As for being that mom that is perfect has NEVER been me. I’ve always been too much something and not enough something else for that. I met one of these moms recently and she had the figure, that perfectly highlighted hair, you already knew what her house would look like, and her kids will reflect her magazine cover of “This is what your life should look like.” She is BFF’s with “Mrs. Should,” that woman who represents all your should in your own life. I wanted to be that mom that is perfect, has it all together, not as many junk drawers as me…in fact, she has none. Her drawers have organizers in them. When I’d meet that mom in the past, I’d beat myself up. In my twenties, I’d really want to be her. Life looked so easy for her. She made parenting look easy too. Truth is, it’s not real. Yes, there are women out there who maybe are really that mom in their home as well as their public persona. But it doesn’t have anything to do with me. I’m perfectly me. Comparison and competition will only make you feel like a loser at some point. Just win at being you. Focus on your own race, lane, green grass, life…and be that mom/dad/person who is happy with themselves.
Back to my beach day madness two days ago. I could feel this older couples eyes on me when my son was acting up on the beach. The crowds had thinned out so there wasn’t as much distraction, as in you can’t see our crazy show going on. “Stop throwing sand. Don’t kick your brother. Come here.

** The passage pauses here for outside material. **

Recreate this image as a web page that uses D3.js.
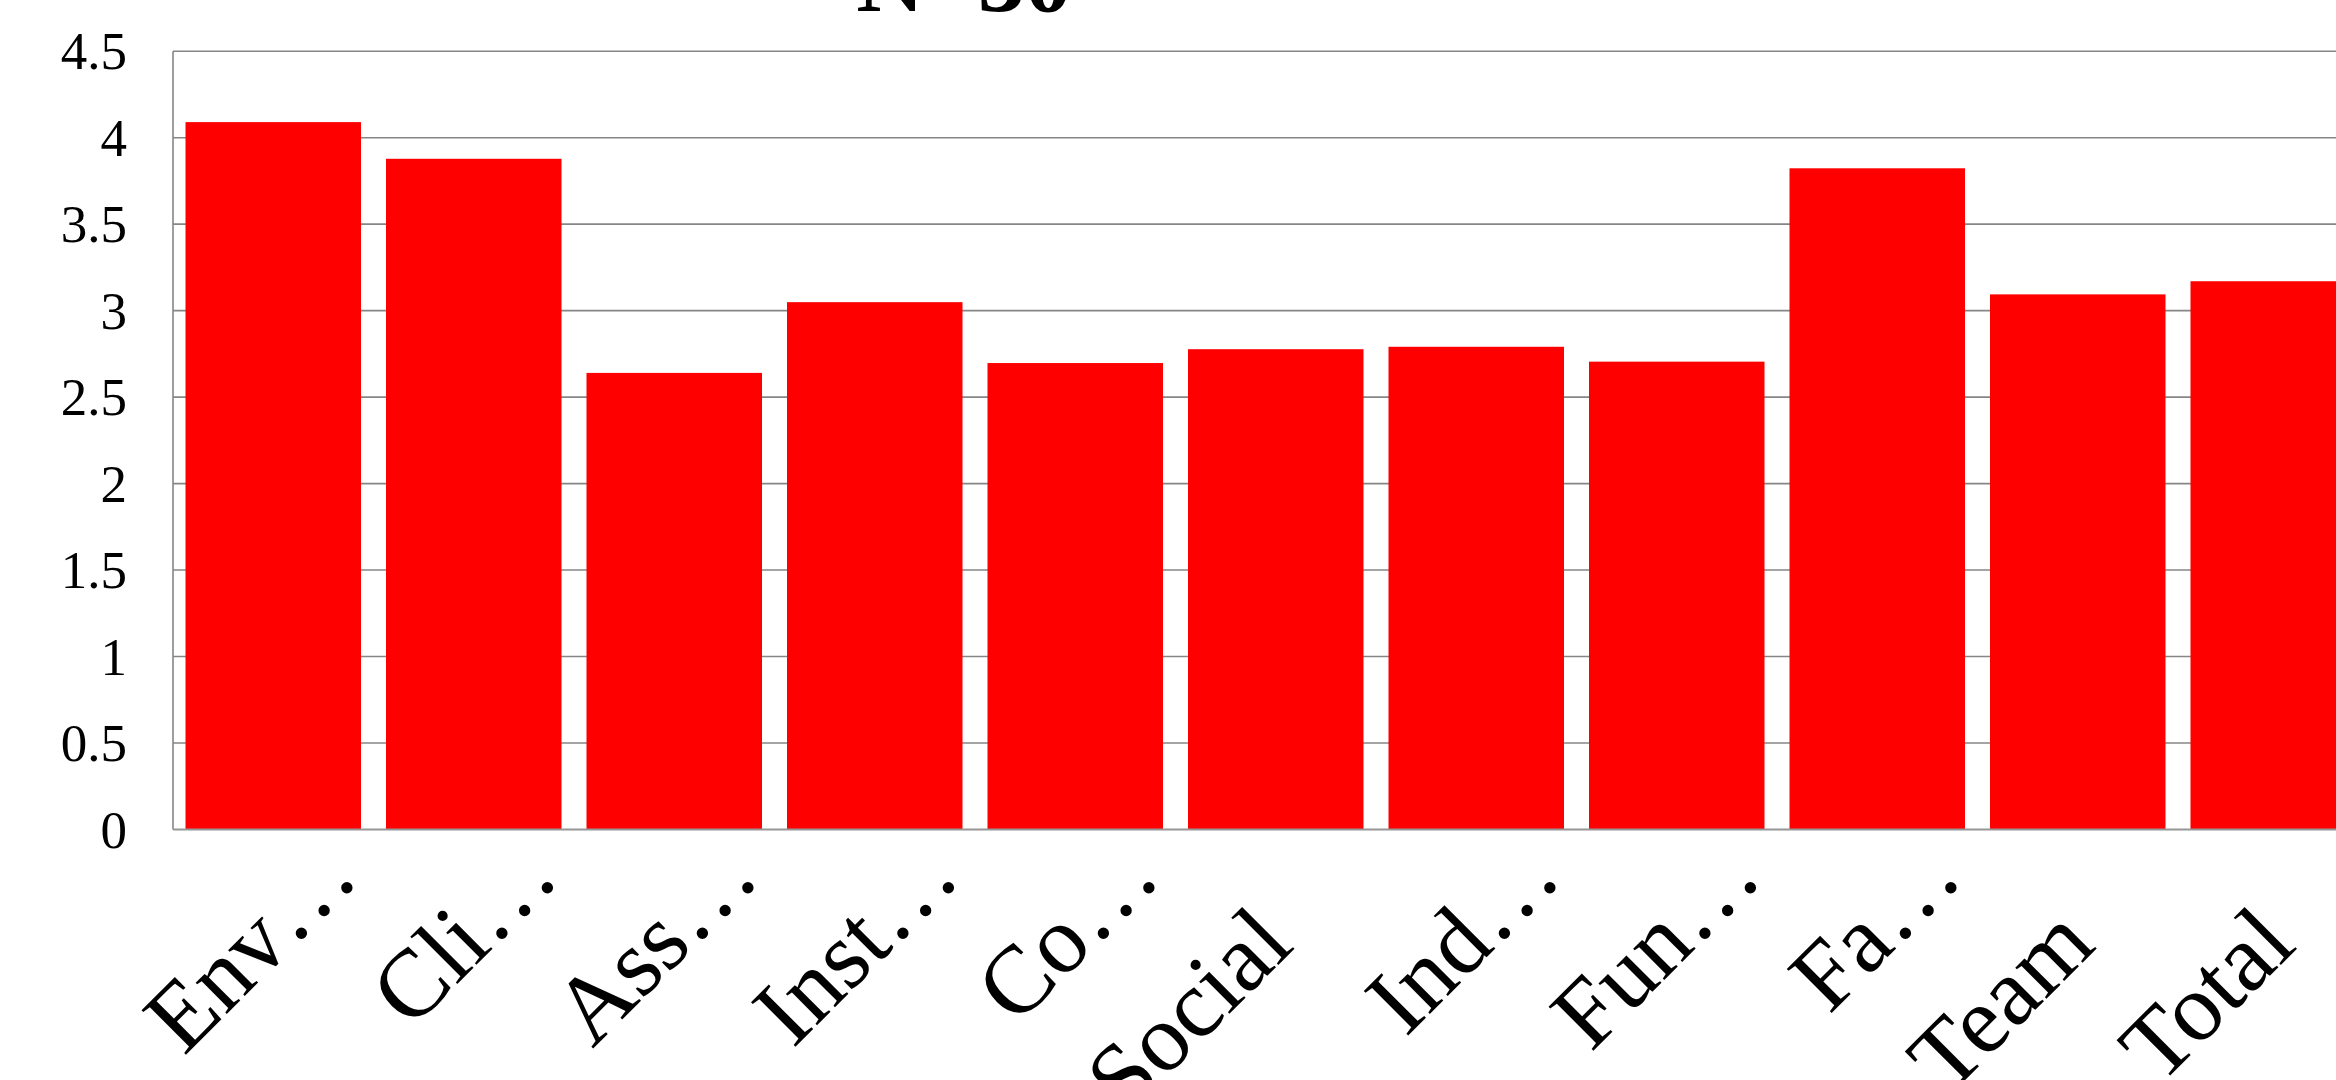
<!DOCTYPE html>
<html>
<head>
<meta charset="utf-8">
<script src="https://cdn.jsdelivr.net/npm/d3@7"></script>
<style>
  html, body { margin: 0; padding: 0; background: #ffffff; overflow: hidden; }
  svg { display: block; }
  text { font-family: "Liberation Serif", "Times New Roman", serif; fill: #000; }
</style>
</head>
<body>
<svg id="chart" width="2336" height="1080"></svg>
<script>
// ---- data ----
const categories = ["Env…", "Cli…", "Ass…", "Inst…", "Co…", "Social", "Ind…", "Fun…", "Fa…", "Team", "Total"];
const values = [4.09, 3.878, 2.64, 3.049, 2.697, 2.777, 2.791, 2.705, 3.823, 3.094, 3.17];
const yTicks = [0, 0.5, 1, 1.5, 2, 2.5, 3, 3.5, 4, 4.5];
const yTickLabels = ["0", "0.5", "1", "1.5", "2", "2.5", "3", "3.5", "4", "4.5"];
const titleText = "N=30";

// ---- layout ----
const svg = d3.select("#chart");
const plotLeft = 173, plotTop = 51.2, plotBottom = 829.5;
const step = 200.5;
const plotRight = plotLeft + step * categories.length;

const x = d3.scaleBand()
  .domain(categories)
  .range([plotLeft, plotRight])
  .paddingInner(25 / 200.5)
  .paddingOuter(12.5 / 200.5);

const y = d3.scaleLinear().domain([0, 4.5]).range([plotBottom, plotTop]);

// gridlines
svg.append("g").selectAll("line")
  .data(yTicks.filter(d => d > 0))
  .join("line")
  .attr("x1", plotLeft).attr("x2", plotRight)
  .attr("y1", d => y(d)).attr("y2", d => y(d))
  .attr("stroke", "#868686").attr("stroke-width", 1.6);

// bars
svg.append("g").selectAll("rect")
  .data(categories)
  .join("rect")
  .attr("x", d => x(d))
  .attr("width", x.bandwidth())
  .attr("y", (d, i) => y(values[i]))
  .attr("height", (d, i) => y(0) - y(values[i]))
  .attr("fill", "#ff0000");

// axes lines
svg.append("line")
  .attr("x1", plotLeft).attr("x2", plotLeft)
  .attr("y1", y(4.5)).attr("y2", y(0))
  .attr("stroke", "#868686").attr("stroke-width", 1.6);
svg.append("line")
  .attr("x1", plotLeft).attr("x2", plotRight)
  .attr("y1", y(0)).attr("y2", y(0))
  .attr("stroke", "#969696").attr("stroke-width", 1.8);

// y tick labels
svg.append("g").selectAll("text")
  .data(yTicks)
  .join("text")
  .attr("x", plotLeft - 46)
  .attr("y", d => y(d))
  .attr("dy", "0.34em")
  .attr("text-anchor", "end")
  .attr("font-size", 53)
  .text((d, i) => yTickLabels[i]);

// x category labels (rotated -45°)
const lab = svg.append("g").selectAll("g")
  .data(categories)
  .join("g")
  .attr("transform", d => `translate(${x(d) + x.bandwidth() / 2 + 20},${y(0) + 118}) rotate(-45)`);
lab.append("text")
  .attr("text-anchor", "end")
  .attr("font-size", 96)
  .text(d => d.endsWith("…") ? d.slice(0, -1) : d);
lab.filter(d => d.endsWith("…")).append("text")
  .attr("text-anchor", "start")
  .attr("font-size", 96)
  .text("…");

// title (clipped at top)
svg.append("text")
  .attr("x", 964)
  .attr("y", 10.5)
  .attr("text-anchor", "middle")
  .attr("font-size", 94)
  .attr("font-weight", "bold")
  .text(titleText);
</script>
</body>
</html>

Seamus, Seamus….SEAMUS!!!!” Yep, I’m that mom you judge for her kid being very spirited. Good thing he’s cute. When a mom is having a moment like that, smile at her. It’s a reassurance without any words. You’re telling her you’ve been there, you can see she’s trying and that her kid is not evil. When she raises her voice and grabs his hand to show she means business and needs respect in order to keep her kids safe. When you are that mom, on the beach, in the grocery store, on the playground, struggling with your kids and having the judgment eyes on you it can make you feel alone, angry, and like the worst mom EVER. Less judgement and more compassion always feels better in our being. We’re all trying to do our best for the most part. Let’s try to lift each other up. To see peace in the world, let’s be peaceful people with our minds and hearts on our own neck of the woods. And relax. Be easy on yourself. Forgive and let go quickly. This goes for your kids and yourself as well.